How Can Cross-Validation Techniques Uncover Hidden Flaws in Data Models?

    D

    How Can Cross-Validation Techniques Uncover Hidden Flaws in Data Models?

    In the ever-evolving field of data science, unearthing hidden flaws in machine learning models can be quite challenging. This Q&A article titled 'What's a particular instance where cross-validation techniques revealed a flaw in your model that you hadn't noticed before?' dives into real-world scenarios where experts share their key learnings. With a total of seven insightful answers, discover how K-Fold Cross-Validation helped identify overfitting and how instability in model building was ultimately revealed. Each insight offers a valuable lesson that can elevate your modeling strategies.

    • Identify Overfitting with K-Fold Cross-Validation
    • Detect Class Imbalance with Stratified Cross-Validation
    • Check Predictor Relevance Using Cross-Validation
    • Uncover Unrealistic Performance Expectations
    • Highlight Data Leakage Issues
    • Detect Sensitivity to Data Variations
    • Reveal Instability in Model Building

    Identify Overfitting with K-Fold Cross-Validation

    In one project at Software House, we developed a predictive model to forecast customer churn based on historical user-behavior data. Initially, our model performed well on the training set, achieving high accuracy. However, when we applied cross-validation techniques, particularly k-fold cross-validation, we uncovered a significant flaw.

    During the cross-validation process, we noticed that the model's performance varied dramatically across different folds. While it excelled in some subsets of data, it performed poorly in others, indicating potential overfitting. This was a crucial insight because it highlighted that our model was too complex, capturing noise rather than the underlying patterns in the data.

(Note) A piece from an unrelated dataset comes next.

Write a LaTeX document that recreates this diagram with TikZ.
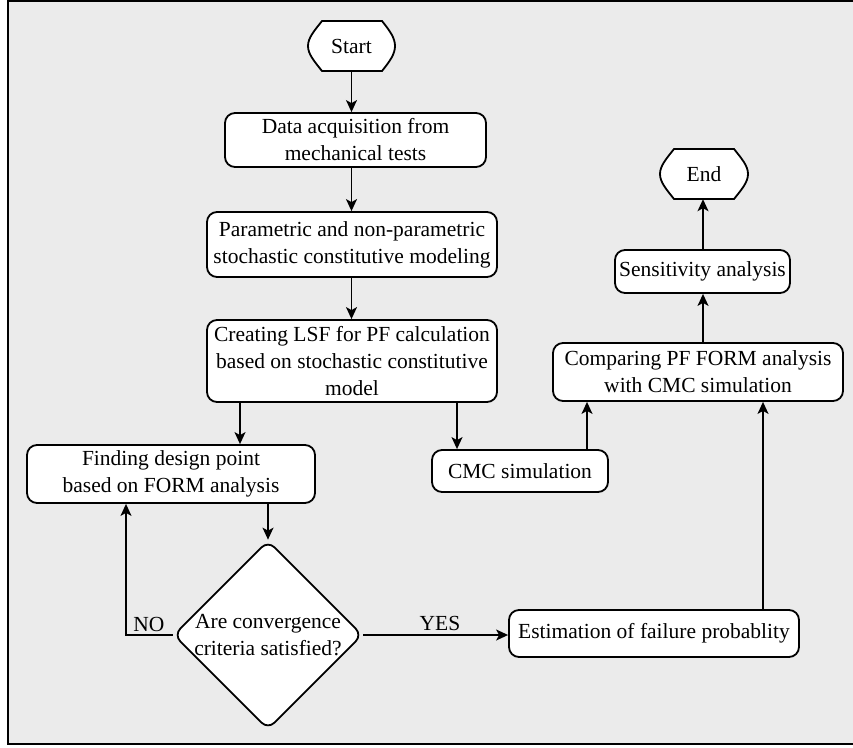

    Upon investigating further, we identified that certain features were overly influential, skewing the model's predictions. In response, we simplified the model by reducing the number of features and applying regularization techniques. After retraining and validating the model again, we achieved a more consistent performance across all folds, which ultimately led to a more robust and reliable prediction of customer churn.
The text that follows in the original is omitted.